** Begin **

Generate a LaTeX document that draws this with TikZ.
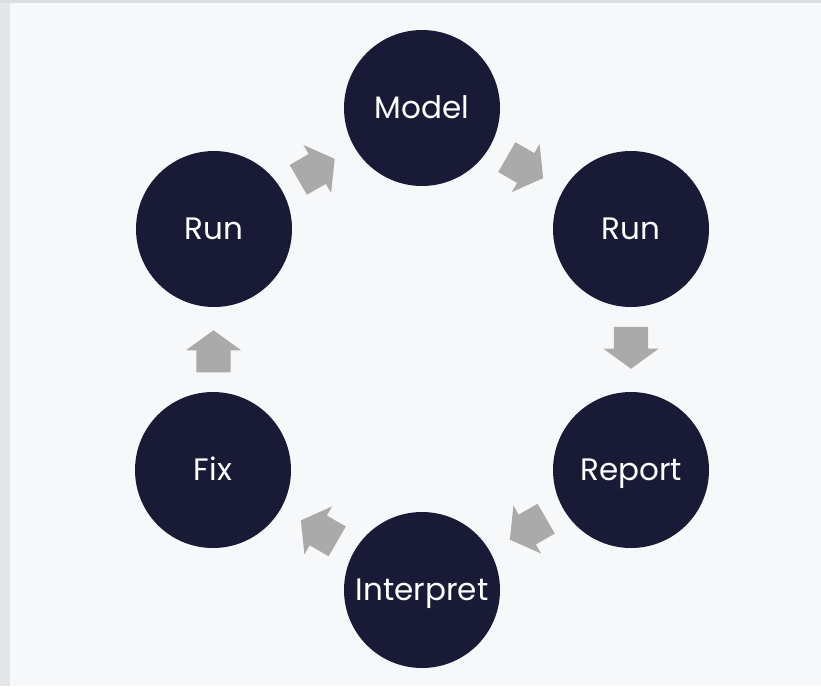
\documentclass[tikz,border=0pt]{standalone}
\usepackage{fontspec}
\setmainfont{Poppins}
\usetikzlibrary{shapes.arrows,calc}
\definecolor{navy}{RGB}{24,26,54}
\definecolor{panel}{RGB}{247,248,250}
\definecolor{strip}{RGB}{228,230,232}
\definecolor{topstrip}{RGB}{220,221,223}
\definecolor{arrowgray}{RGB}{170,170,170}
\tikzset{
  stage/.style={circle,fill=navy,minimum size=156pt,inner sep=0pt,text=white,
    font=\fontsize{31}{36}\selectfont,text height=21.5pt,text depth=0pt},
  flow/.style={single arrow,fill=arrowgray,draw=none,minimum height=42pt,
    inner xsep=0pt,inner ysep=17pt,
    single arrow head extend=10.5pt,single arrow tip angle=108,single arrow head indent=0pt}
}
\begin{document}
\begin{tikzpicture}[x=1pt,y=-1pt]
\useasboundingbox (0,0) rectangle (821,686);
\fill[strip] (0,0) rectangle (821,686);
\fill[topstrip] (0,0) rectangle (821,3);
\fill[panel] (10,3) rectangle (821,686);
\node[stage] (model) at (422,108) {Model};
\node[stage] (runr) at (631,229) {Run};
\node[stage] (report) at (631,470) {Report};
\node[stage] (interp) at (422,590) {Interpret};
\node[stage] (fix) at (213,470) {Fix};
\node[stage] (runl) at (214,229) {Run};
\node[flow,rotate=-30,xshift=-8pt] (a1) at ($(model)!0.5!(runr)$) {};
\node[flow,rotate=-90,xshift=-8pt] (a2) at ($(runr)!0.5!(report)$) {};
\node[flow,rotate=210,xshift=-8pt] (a3) at ($(report)!0.5!(interp)$) {};
\node[flow,rotate=150,xshift=-8pt] (a4) at ($(interp)!0.5!(fix)$) {};
\node[flow,rotate=90,xshift=-8pt] (a5) at ($(fix)!0.5!(runl)$) {};
\node[flow,rotate=30,xshift=-8pt] (a6) at ($(runl)!0.5!(model)$) {};
\end{tikzpicture}
\end{document}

** End **

Output the material word for word, omitting its pictures.

## SOLUTION FOR THIS PROBLEM
Generate a LaTeX document that draws this with TikZ.
\documentclass[tikz,border=0pt]{standalone}
\usepackage{fontspec}
\setmainfont{Poppins}
\usetikzlibrary{shapes.arrows,calc}
\definecolor{navy}{RGB}{24,26,54}
\definecolor{panel}{RGB}{247,248,250}
\definecolor{strip}{RGB}{228,230,232}
\definecolor{topstrip}{RGB}{220,221,223}
\definecolor{arrowgray}{RGB}{170,170,170}
\tikzset{
  stage/.style={circle,fill=navy,minimum size=156pt,inner sep=0pt,text=white,
    font=\fontsize{31}{36}\selectfont,text height=21.5pt,text depth=0pt},
  flow/.style={single arrow,fill=arrowgray,draw=none,minimum height=42pt,
    inner xsep=0pt,inner ysep=17pt,
    single arrow head extend=10.5pt,single arrow tip angle=108,single arrow head indent=0pt}
}
\begin{document}
\begin{tikzpicture}[x=1pt,y=-1pt]
\useasboundingbox (0,0) rectangle (821,686);
\fill[strip] (0,0) rectangle (821,686);
\fill[topstrip] (0,0) rectangle (821,3);
\fill[panel] (10,3) rectangle (821,686);
\node[stage] (model) at (422,108) {Model};
\node[stage] (runr) at (631,229) {Run};
\node[stage] (report) at (631,470) {Report};
\node[stage] (interp) at (422,590) {Interpret};
\node[stage] (fix) at (213,470) {Fix};
\node[stage] (runl) at (214,229) {Run};
\node[flow,rotate=-30,xshift=-8pt] (a1) at ($(model)!0.5!(runr)$) {};
\node[flow,rotate=-90,xshift=-8pt] (a2) at ($(runr)!0.5!(report)$) {};
\node[flow,rotate=210,xshift=-8pt] (a3) at ($(report)!0.5!(interp)$) {};
\node[flow,rotate=150,xshift=-8pt] (a4) at ($(interp)!0.5!(fix)$) {};
\node[flow,rotate=90,xshift=-8pt] (a5) at ($(fix)!0.5!(runl)$) {};
\node[flow,rotate=30,xshift=-8pt] (a6) at ($(runl)!0.5!(model)$) {};
\end{tikzpicture}
\end{document}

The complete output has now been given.